**Written task:** From the listing that follows, output everything exactly except the pictures.

**Provided data:**
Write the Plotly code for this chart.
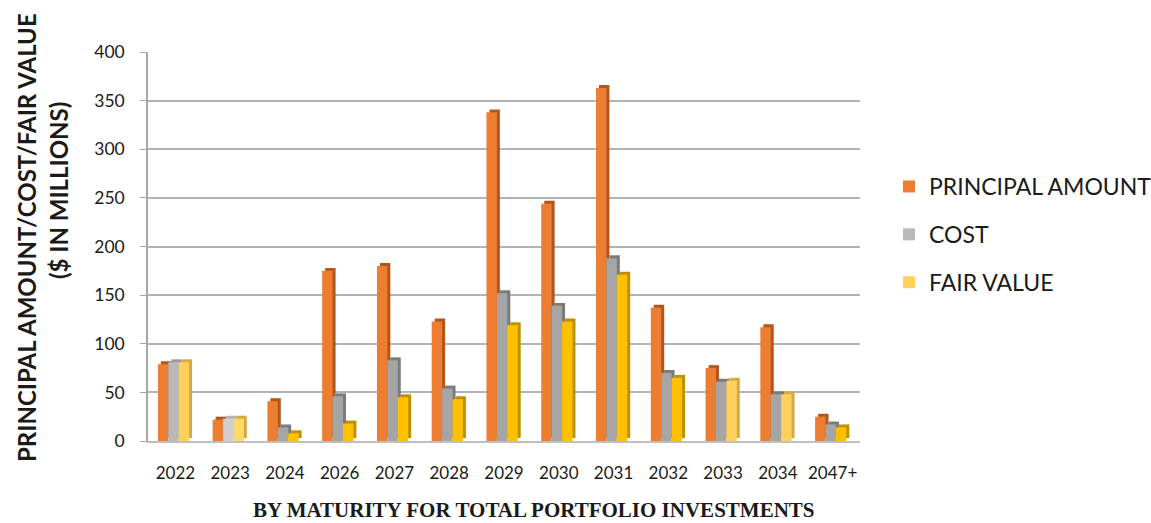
import plotly.graph_objects as go

years = ["2022", "2023", "2024", "2026", "2027", "2028", "2029", "2030", "2031", "2032", "2033", "2034", "2047+"]
principal = [79, 22, 41, 175, 180, 123, 338, 244, 363, 137, 75, 117, 25]
cost = [81, 23, 14, 46, 83, 54, 152, 139, 188, 70, 61, 48, 17]
fair_value = [81, 23, 8, 18, 45, 43, 119, 123, 171, 65, 62, 48, 14]

ORANGE = "#ED7D31"
GRAY = "#A5A5A5"
YELLOW = "#FFC000"

cost_colors = [GRAY] * len(years)
cost_colors[0] = "#B9B9B9"
cost_colors[1] = "#D0CECE"
fv_colors = [YELLOW] * len(years)
fv_colors[0] = "#FFD05A"
fv_colors[1] = "#FFD966"
fv_colors[10] = "#FFD05A"
fv_colors[11] = "#FFD05A"

side_orange = "#B4561C"
side_gray = ["#7B7B7B"] * len(years)
side_gray[0] = "#9A9A9A"
side_gray[1] = "#B5B3B3"
side_yellow = ["#BF9000"] * len(years)
for i in (0, 1, 10, 11):
    side_yellow[i] = "#D4AA45"

W = 0.19
offs = [-0.32, -0.13, 0.06]
dx = 0.055   # 3D side shift (category units)
dy = 3       # 3D top shift (value units)

fig = go.Figure()

# 3D "depth" faces drawn first
for vals, col, off in [(principal, side_orange, offs[0]), (cost, side_gray, offs[1]), (fair_value, side_yellow, offs[2])]:
    fig.add_trace(go.Bar(
        x=years, y=vals, base=dy, width=W, offset=off + dx,
        marker=dict(color=col, line=dict(width=0)),
        showlegend=False, hoverinfo="skip",
    ))

# front faces
fig.add_trace(go.Bar(x=years, y=principal, width=W, offset=offs[0], name="PRINCIPAL AMOUNT",
                     marker=dict(color=ORANGE, line=dict(width=0)), legendgroup="a"))
fig.add_trace(go.Bar(x=years, y=cost, width=W, offset=offs[1], name="COST",
                     marker=dict(color=cost_colors, line=dict(width=0)), legendgroup="b"))
fig.add_trace(go.Bar(x=years, y=fair_value, width=W, offset=offs[2], name="FAIR VALUE",
                     marker=dict(color=fv_colors, line=dict(width=0)), legendgroup="c"))

FONT = "Lato"
L, T, B = 148, 52, 441
PW, PH = 712, B - T


def px(x):
    return (x - L) / PW


def py(y):
    return (B - y) / PH


fig.update_layout(
    width=1151, height=523,
    margin=dict(l=L, r=1151 - L - PW, t=T, b=523 - B, autoexpand=False),
    paper_bgcolor="white", plot_bgcolor="white",
    barmode="overlay",
    showlegend=True,
    legend=dict(
        x=px(889), xanchor="left", y=py(165), yanchor="top",
        font=dict(family=FONT, size=23, color="#1a1a1a"),
        tracegroupgap=15, traceorder="grouped",
        bgcolor="rgba(0,0,0,0)",
    ),
    xaxis=dict(
        type="category", range=[-0.5, 12.5],
        showline=True, linecolor="#BFBFBF", linewidth=1.5,
        showgrid=False, ticks="",
        tickfont=dict(family=FONT, size=17, color="#1a1a1a"),
        ticklabelstandoff=16,
    ),
    yaxis=dict(
        range=[0, 400], dtick=50,
        showline=True, linecolor="#A6A6A6", linewidth=1.5,
        showgrid=True, gridcolor="#B3B3B3", gridwidth=1.5,
        ticks="outside", ticklen=6, tickcolor="#A6A6A6",
        tickfont=dict(family=FONT, size=17.5, color="#1a1a1a"),
        ticklabelstandoff=12,
        zeroline=False,
    ),
    annotations=[
        dict(text="<b>PRINCIPAL AMOUNT/COST/FAIR VALUE</b>",
             xref="paper", yref="paper", x=px(27), y=py(238),
             xanchor="center", yanchor="middle", textangle=-90, showarrow=False,
             font=dict(family=FONT, size=24, color="#1a1a1a")),
        dict(text="<b>($ IN MILLIONS)</b>",
             xref="paper", yref="paper", x=px(58), y=py(191),
             xanchor="center", yanchor="middle", textangle=-90, showarrow=False,
             font=dict(family=FONT, size=24, color="#1a1a1a")),
        dict(text="<b>BY MATURITY FOR TOTAL PORTFOLIO INVESTMENTS</b>",
             xref="paper", yref="paper", x=px(534), y=py(510), borderpad=0,
             xanchor="center", yanchor="middle", showarrow=False,
             font=dict(family="Liberation Serif", size=21, color="#1a1a1a")),
    ],
)

fig.write_html("out.html", config={"displayModeBar": False},
               post_script="document.body.style.margin='0';document.body.style.overflow='hidden';")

**Result of this exercise:**
Write the Plotly code for this chart.
import plotly.graph_objects as go

years = ["2022", "2023", "2024", "2026", "2027", "2028", "2029", "2030", "2031", "2032", "2033", "2034", "2047+"]
principal = [79, 22, 41, 175, 180, 123, 338, 244, 363, 137, 75, 117, 25]
cost = [81, 23, 14, 46, 83, 54, 152, 139, 188, 70, 61, 48, 17]
fair_value = [81, 23, 8, 18, 45, 43, 119, 123, 171, 65, 62, 48, 14]

ORANGE = "#ED7D31"
GRAY = "#A5A5A5"
YELLOW = "#FFC000"

cost_colors = [GRAY] * len(years)
cost_colors[0] = "#B9B9B9"
cost_colors[1] = "#D0CECE"
fv_colors = [YELLOW] * len(years)
fv_colors[0] = "#FFD05A"
fv_colors[1] = "#FFD966"
fv_colors[10] = "#FFD05A"
fv_colors[11] = "#FFD05A"

side_orange = "#B4561C"
side_gray = ["#7B7B7B"] * len(years)
side_gray[0] = "#9A9A9A"
side_gray[1] = "#B5B3B3"
side_yellow = ["#BF9000"] * len(years)
for i in (0, 1, 10, 11):
    side_yellow[i] = "#D4AA45"

W = 0.19
offs = [-0.32, -0.13, 0.06]
dx = 0.055   # 3D side shift (category units)
dy = 3       # 3D top shift (value units)

fig = go.Figure()

# 3D "depth" faces drawn first
for vals, col, off in [(principal, side_orange, offs[0]), (cost, side_gray, offs[1]), (fair_value, side_yellow, offs[2])]:
    fig.add_trace(go.Bar(
        x=years, y=vals, base=dy, width=W, offset=off + dx,
        marker=dict(color=col, line=dict(width=0)),
        showlegend=False, hoverinfo="skip",
    ))

# front faces
fig.add_trace(go.Bar(x=years, y=principal, width=W, offset=offs[0], name="PRINCIPAL AMOUNT",
                     marker=dict(color=ORANGE, line=dict(width=0)), legendgroup="a"))
fig.add_trace(go.Bar(x=years, y=cost, width=W, offset=offs[1], name="COST",
                     marker=dict(color=cost_colors, line=dict(width=0)), legendgroup="b"))
fig.add_trace(go.Bar(x=years, y=fair_value, width=W, offset=offs[2], name="FAIR VALUE",
                     marker=dict(color=fv_colors, line=dict(width=0)), legendgroup="c"))

FONT = "Lato"
L, T, B = 148, 52, 441
PW, PH = 712, B - T


def px(x):
    return (x - L) / PW


def py(y):
    return (B - y) / PH


fig.update_layout(
    width=1151, height=523,
    margin=dict(l=L, r=1151 - L - PW, t=T, b=523 - B, autoexpand=False),
    paper_bgcolor="white", plot_bgcolor="white",
    barmode="overlay",
    showlegend=True,
    legend=dict(
        x=px(889), xanchor="left", y=py(165), yanchor="top",
        font=dict(family=FONT, size=23, color="#1a1a1a"),
        tracegroupgap=15, traceorder="grouped",
        bgcolor="rgba(0,0,0,0)",
    ),
    xaxis=dict(
        type="category", range=[-0.5, 12.5],
        showline=True, linecolor="#BFBFBF", linewidth=1.5,
        showgrid=False, ticks="",
        tickfont=dict(family=FONT, size=17, color="#1a1a1a"),
        ticklabelstandoff=16,
    ),
    yaxis=dict(
        range=[0, 400], dtick=50,
        showline=True, linecolor="#A6A6A6", linewidth=1.5,
        showgrid=True, gridcolor="#B3B3B3", gridwidth=1.5,
        ticks="outside", ticklen=6, tickcolor="#A6A6A6",
        tickfont=dict(family=FONT, size=17.5, color="#1a1a1a"),
        ticklabelstandoff=12,
        zeroline=False,
    ),
    annotations=[
        dict(text="<b>PRINCIPAL AMOUNT/COST/FAIR VALUE</b>",
             xref="paper", yref="paper", x=px(27), y=py(238),
             xanchor="center", yanchor="middle", textangle=-90, showarrow=False,
             font=dict(family=FONT, size=24, color="#1a1a1a")),
        dict(text="<b>($ IN MILLIONS)</b>",
             xref="paper", yref="paper", x=px(58), y=py(191),
             xanchor="center", yanchor="middle", textangle=-90, showarrow=False,
             font=dict(family=FONT, size=24, color="#1a1a1a")),
        dict(text="<b>BY MATURITY FOR TOTAL PORTFOLIO INVESTMENTS</b>",
             xref="paper", yref="paper", x=px(534), y=py(510), borderpad=0,
             xanchor="center", yanchor="middle", showarrow=False,
             font=dict(family="Liberation Serif", size=21, color="#1a1a1a")),
    ],
)

fig.write_html("out.html", config={"displayModeBar": False},
               post_script="document.body.style.margin='0';document.body.style.overflow='hidden';")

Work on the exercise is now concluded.